### TASK TO COMPLETE
Extract the lines from the start through the line that holds "134.2, 139.2, 144.2, 149.0, 153.9, 158.7, 163.4, 126.4]", both included, omitting all images.

### SUPPLIED MATERIAL
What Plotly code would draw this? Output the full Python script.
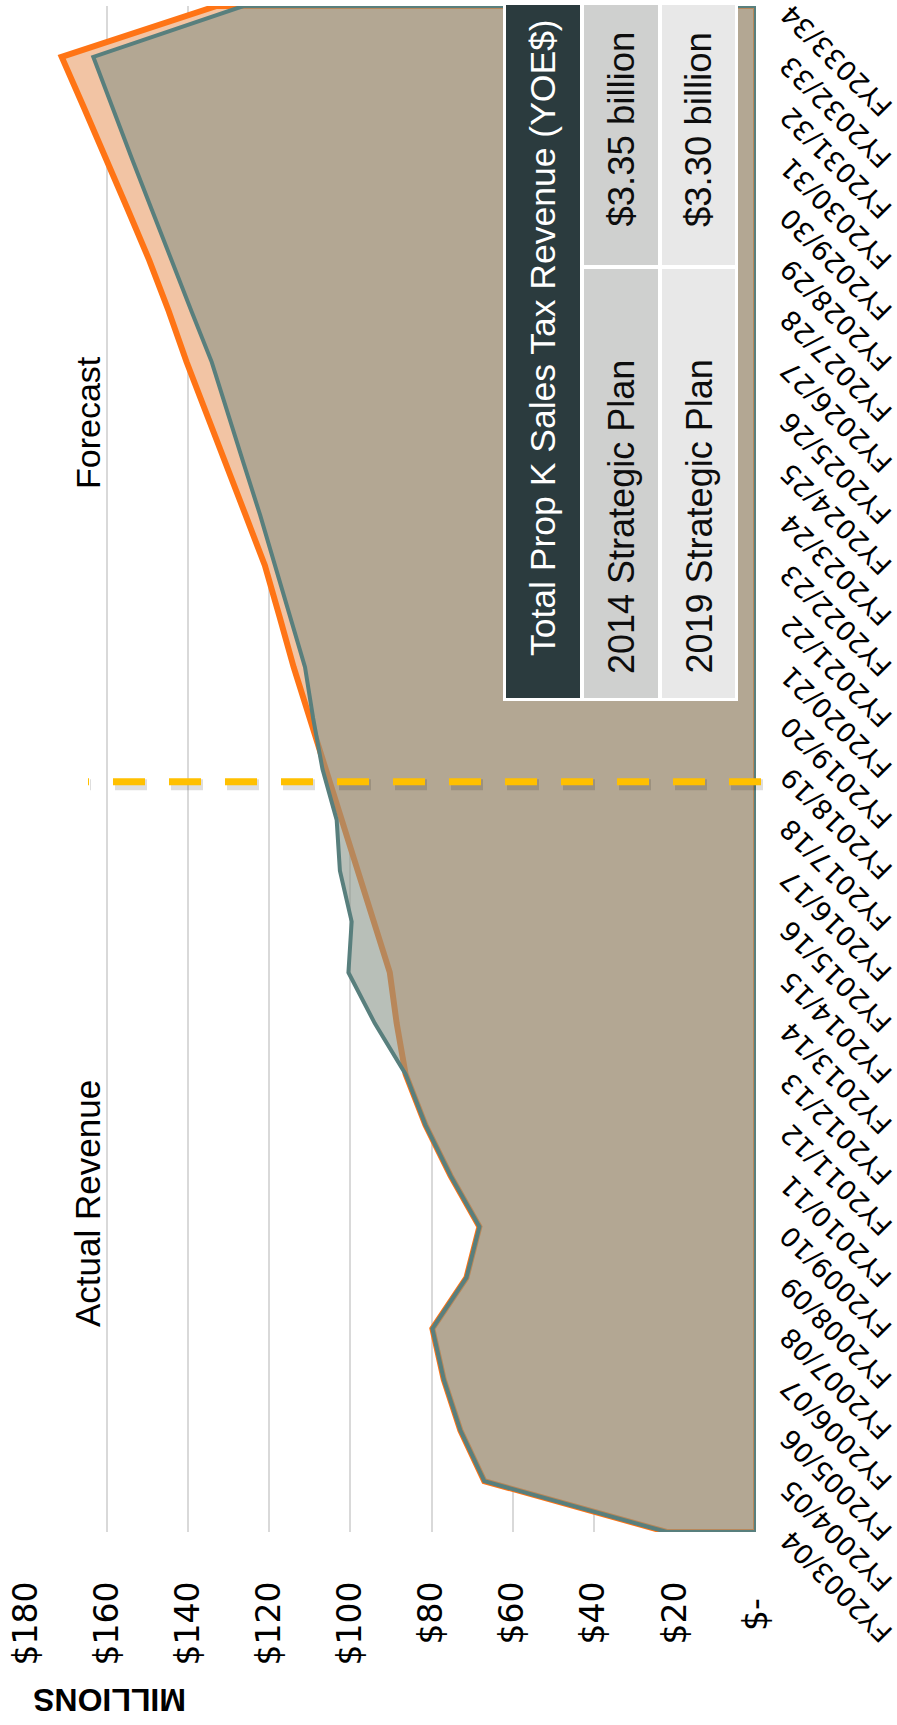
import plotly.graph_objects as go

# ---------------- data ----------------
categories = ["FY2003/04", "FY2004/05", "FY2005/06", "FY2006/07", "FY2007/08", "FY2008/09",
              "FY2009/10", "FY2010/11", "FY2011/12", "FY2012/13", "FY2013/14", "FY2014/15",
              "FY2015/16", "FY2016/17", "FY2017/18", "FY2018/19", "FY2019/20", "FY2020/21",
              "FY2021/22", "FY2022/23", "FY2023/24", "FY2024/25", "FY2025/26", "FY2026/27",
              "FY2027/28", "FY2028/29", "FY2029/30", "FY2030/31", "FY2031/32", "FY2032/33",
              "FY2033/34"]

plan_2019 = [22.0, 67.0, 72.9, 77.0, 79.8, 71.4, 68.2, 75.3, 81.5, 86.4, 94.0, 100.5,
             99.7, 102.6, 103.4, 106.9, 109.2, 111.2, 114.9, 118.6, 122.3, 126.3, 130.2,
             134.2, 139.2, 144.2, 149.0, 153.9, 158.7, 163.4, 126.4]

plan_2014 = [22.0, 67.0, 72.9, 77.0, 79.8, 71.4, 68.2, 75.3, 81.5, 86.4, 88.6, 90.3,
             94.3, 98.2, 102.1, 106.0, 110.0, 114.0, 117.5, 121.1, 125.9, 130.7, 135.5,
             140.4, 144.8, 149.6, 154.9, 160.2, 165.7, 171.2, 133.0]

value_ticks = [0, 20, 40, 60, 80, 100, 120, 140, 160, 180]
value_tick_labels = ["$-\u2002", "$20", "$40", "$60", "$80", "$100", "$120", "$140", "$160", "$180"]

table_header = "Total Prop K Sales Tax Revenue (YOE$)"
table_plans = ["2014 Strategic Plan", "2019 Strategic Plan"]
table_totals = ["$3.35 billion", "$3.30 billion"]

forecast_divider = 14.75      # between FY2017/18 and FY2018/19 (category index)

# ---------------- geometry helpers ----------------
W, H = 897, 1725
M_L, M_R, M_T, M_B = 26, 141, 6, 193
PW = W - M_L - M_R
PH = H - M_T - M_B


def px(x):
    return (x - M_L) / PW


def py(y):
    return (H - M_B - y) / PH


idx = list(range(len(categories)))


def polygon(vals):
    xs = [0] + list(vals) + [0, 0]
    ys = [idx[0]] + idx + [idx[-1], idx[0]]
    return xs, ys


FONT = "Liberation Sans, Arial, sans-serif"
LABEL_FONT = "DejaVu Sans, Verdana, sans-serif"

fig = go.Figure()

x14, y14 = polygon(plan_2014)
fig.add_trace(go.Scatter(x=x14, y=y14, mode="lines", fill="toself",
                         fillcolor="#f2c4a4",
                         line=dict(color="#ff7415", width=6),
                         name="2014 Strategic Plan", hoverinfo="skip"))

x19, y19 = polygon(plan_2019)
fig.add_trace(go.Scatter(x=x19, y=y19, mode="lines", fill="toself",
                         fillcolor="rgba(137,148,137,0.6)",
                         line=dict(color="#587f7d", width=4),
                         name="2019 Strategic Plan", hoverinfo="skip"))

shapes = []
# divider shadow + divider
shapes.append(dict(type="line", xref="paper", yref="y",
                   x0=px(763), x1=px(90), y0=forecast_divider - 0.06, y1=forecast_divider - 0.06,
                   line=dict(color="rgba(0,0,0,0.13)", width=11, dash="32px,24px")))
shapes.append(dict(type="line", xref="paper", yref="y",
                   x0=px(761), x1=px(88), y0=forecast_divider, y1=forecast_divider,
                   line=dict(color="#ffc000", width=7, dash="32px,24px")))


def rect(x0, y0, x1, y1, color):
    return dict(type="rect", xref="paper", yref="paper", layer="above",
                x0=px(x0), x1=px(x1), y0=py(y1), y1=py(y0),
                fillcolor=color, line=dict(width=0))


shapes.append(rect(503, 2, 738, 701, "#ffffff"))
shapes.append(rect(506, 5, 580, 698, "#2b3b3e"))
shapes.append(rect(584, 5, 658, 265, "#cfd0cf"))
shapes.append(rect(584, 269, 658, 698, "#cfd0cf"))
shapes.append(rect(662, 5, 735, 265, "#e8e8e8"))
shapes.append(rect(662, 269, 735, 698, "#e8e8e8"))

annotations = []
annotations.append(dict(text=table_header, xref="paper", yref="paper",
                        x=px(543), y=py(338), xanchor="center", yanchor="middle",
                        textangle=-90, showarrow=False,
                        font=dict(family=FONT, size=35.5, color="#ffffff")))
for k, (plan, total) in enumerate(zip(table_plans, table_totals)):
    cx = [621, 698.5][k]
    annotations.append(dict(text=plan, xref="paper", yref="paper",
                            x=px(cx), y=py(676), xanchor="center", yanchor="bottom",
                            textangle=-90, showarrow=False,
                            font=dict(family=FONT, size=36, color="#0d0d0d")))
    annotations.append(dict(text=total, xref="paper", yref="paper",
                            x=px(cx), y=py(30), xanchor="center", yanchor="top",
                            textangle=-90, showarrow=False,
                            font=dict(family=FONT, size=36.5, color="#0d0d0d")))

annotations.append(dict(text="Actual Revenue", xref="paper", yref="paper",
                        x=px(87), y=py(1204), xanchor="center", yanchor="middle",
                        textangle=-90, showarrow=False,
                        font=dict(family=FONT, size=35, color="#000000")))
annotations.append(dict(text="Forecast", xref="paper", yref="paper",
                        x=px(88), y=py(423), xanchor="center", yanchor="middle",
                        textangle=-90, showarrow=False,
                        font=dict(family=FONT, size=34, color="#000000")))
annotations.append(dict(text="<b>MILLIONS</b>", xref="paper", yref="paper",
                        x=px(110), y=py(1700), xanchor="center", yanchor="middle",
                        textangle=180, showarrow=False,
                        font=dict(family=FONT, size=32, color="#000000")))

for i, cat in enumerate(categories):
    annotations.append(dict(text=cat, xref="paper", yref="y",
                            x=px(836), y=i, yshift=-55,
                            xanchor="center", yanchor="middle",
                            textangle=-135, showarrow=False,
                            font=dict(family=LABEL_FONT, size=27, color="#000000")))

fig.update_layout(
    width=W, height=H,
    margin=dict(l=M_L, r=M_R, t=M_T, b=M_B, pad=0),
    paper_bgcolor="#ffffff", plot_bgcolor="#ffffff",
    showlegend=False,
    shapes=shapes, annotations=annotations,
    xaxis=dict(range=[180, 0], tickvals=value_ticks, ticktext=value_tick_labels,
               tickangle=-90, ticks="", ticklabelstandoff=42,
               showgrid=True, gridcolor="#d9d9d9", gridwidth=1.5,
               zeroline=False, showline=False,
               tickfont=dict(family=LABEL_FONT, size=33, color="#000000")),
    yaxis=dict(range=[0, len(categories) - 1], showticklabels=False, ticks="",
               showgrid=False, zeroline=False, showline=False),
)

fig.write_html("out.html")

### OUTPUT BELOW
What Plotly code would draw this? Output the full Python script.
import plotly.graph_objects as go

# ---------------- data ----------------
categories = ["FY2003/04", "FY2004/05", "FY2005/06", "FY2006/07", "FY2007/08", "FY2008/09",
              "FY2009/10", "FY2010/11", "FY2011/12", "FY2012/13", "FY2013/14", "FY2014/15",
              "FY2015/16", "FY2016/17", "FY2017/18", "FY2018/19", "FY2019/20", "FY2020/21",
              "FY2021/22", "FY2022/23", "FY2023/24", "FY2024/25", "FY2025/26", "FY2026/27",
              "FY2027/28", "FY2028/29", "FY2029/30", "FY2030/31", "FY2031/32", "FY2032/33",
              "FY2033/34"]

plan_2019 = [22.0, 67.0, 72.9, 77.0, 79.8, 71.4, 68.2, 75.3, 81.5, 86.4, 94.0, 100.5,
             99.7, 102.6, 103.4, 106.9, 109.2, 111.2, 114.9, 118.6, 122.3, 126.3, 130.2,
             134.2, 139.2, 144.2, 149.0, 153.9, 158.7, 163.4, 126.4]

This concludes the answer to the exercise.